##### Source material
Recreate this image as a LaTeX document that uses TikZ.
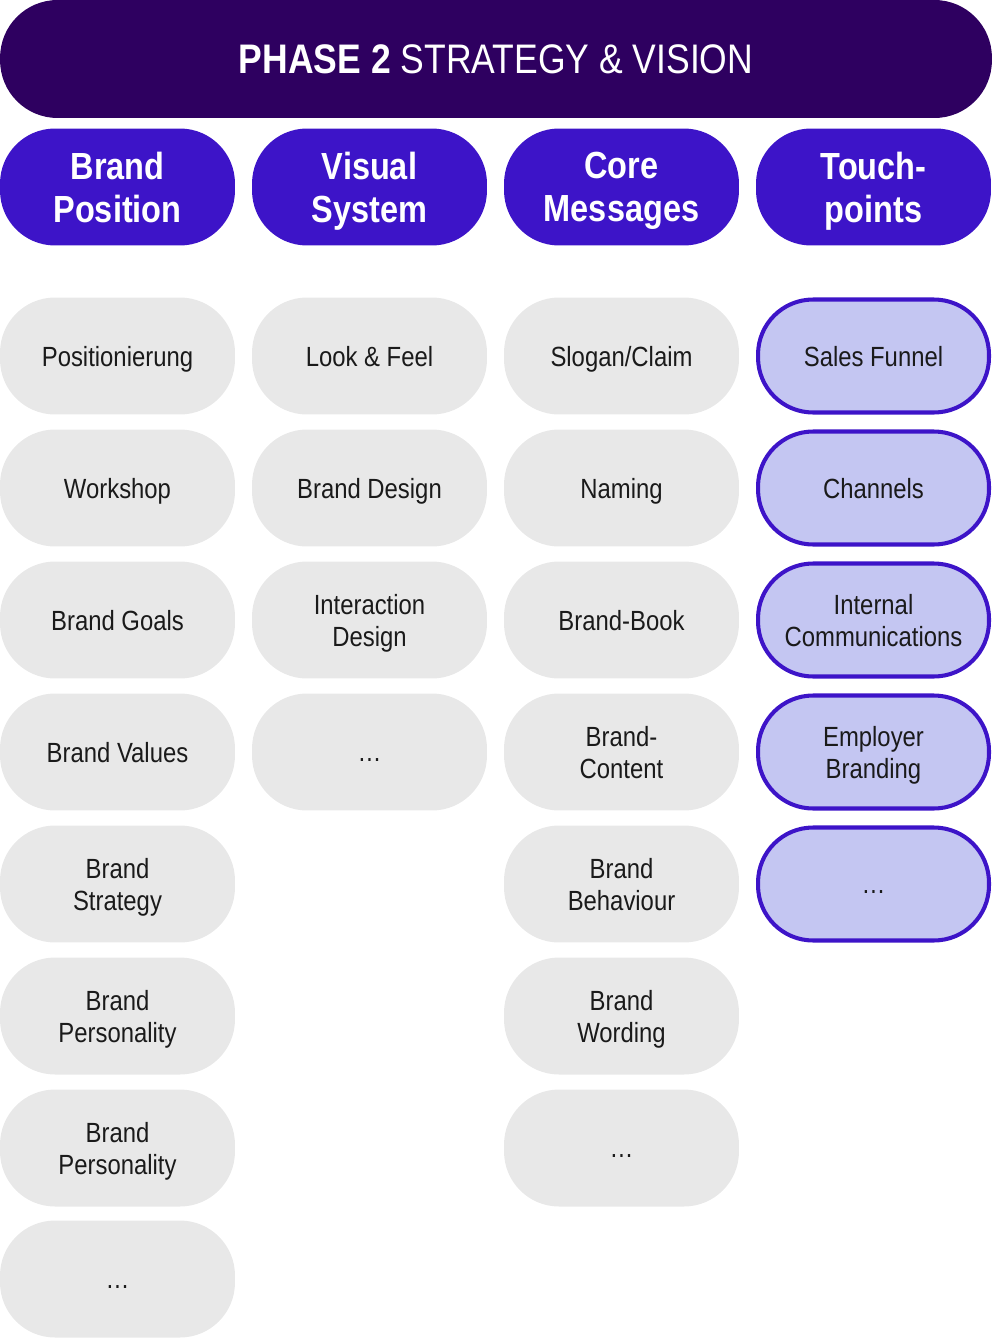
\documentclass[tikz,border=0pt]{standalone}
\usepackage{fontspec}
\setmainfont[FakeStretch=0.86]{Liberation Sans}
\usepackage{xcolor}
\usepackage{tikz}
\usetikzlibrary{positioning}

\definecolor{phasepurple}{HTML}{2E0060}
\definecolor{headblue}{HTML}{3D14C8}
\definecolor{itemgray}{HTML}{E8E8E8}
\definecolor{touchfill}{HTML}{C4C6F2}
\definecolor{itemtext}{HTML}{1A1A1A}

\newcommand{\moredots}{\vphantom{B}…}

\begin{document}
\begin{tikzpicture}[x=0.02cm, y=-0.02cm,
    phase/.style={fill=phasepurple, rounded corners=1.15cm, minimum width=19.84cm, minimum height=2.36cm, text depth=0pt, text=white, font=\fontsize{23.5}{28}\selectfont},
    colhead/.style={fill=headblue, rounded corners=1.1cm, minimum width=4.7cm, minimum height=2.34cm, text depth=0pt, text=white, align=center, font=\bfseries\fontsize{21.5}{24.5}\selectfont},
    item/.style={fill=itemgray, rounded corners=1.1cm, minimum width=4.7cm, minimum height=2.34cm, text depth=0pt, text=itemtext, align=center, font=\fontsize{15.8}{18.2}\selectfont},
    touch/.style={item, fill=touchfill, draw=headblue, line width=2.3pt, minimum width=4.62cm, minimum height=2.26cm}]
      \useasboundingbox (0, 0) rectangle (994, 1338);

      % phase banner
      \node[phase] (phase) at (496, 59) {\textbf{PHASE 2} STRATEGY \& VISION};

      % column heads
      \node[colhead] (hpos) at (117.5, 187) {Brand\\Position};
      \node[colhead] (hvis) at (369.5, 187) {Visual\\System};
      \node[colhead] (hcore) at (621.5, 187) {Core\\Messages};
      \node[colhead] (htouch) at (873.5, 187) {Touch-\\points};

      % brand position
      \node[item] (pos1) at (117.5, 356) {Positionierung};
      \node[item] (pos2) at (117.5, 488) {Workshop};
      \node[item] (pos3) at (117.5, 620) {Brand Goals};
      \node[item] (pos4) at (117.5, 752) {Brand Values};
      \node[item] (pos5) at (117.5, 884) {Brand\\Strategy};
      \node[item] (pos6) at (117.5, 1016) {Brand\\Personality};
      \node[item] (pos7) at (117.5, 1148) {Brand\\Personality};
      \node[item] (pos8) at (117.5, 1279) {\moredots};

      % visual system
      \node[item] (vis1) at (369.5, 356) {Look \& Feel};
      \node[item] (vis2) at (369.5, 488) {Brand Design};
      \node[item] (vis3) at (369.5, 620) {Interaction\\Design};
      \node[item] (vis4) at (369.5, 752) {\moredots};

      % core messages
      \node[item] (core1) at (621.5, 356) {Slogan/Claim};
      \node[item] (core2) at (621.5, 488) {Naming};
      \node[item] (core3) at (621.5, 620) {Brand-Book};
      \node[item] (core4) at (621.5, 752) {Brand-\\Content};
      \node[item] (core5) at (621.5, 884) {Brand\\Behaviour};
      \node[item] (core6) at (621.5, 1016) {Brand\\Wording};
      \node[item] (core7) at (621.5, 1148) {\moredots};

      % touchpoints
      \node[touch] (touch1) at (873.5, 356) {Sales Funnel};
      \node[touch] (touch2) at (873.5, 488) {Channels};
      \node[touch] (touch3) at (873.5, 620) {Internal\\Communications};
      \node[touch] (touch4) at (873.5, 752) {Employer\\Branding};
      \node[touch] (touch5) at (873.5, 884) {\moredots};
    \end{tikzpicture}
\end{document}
##########
##### Source material
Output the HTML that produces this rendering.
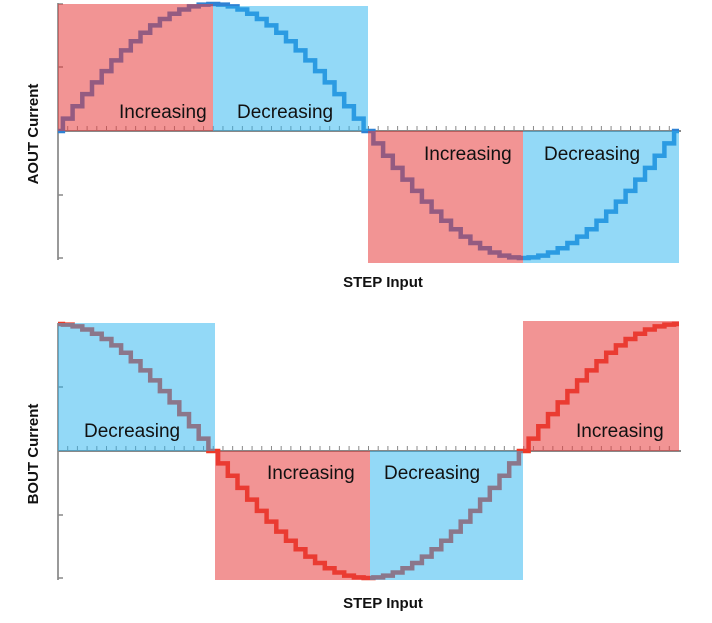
##########
**Challenge**
Report all lines of the data above that include the string "HTML".

**Result of the task**
\definecolor{phasepurple}{HTML}{2E0060}
\definecolor{headblue}{HTML}{3D14C8}
\definecolor{itemgray}{HTML}{E8E8E8}
\definecolor{touchfill}{HTML}{C4C6F2}
\definecolor{itemtext}{HTML}{1A1A1A}
Output the HTML that produces this rendering.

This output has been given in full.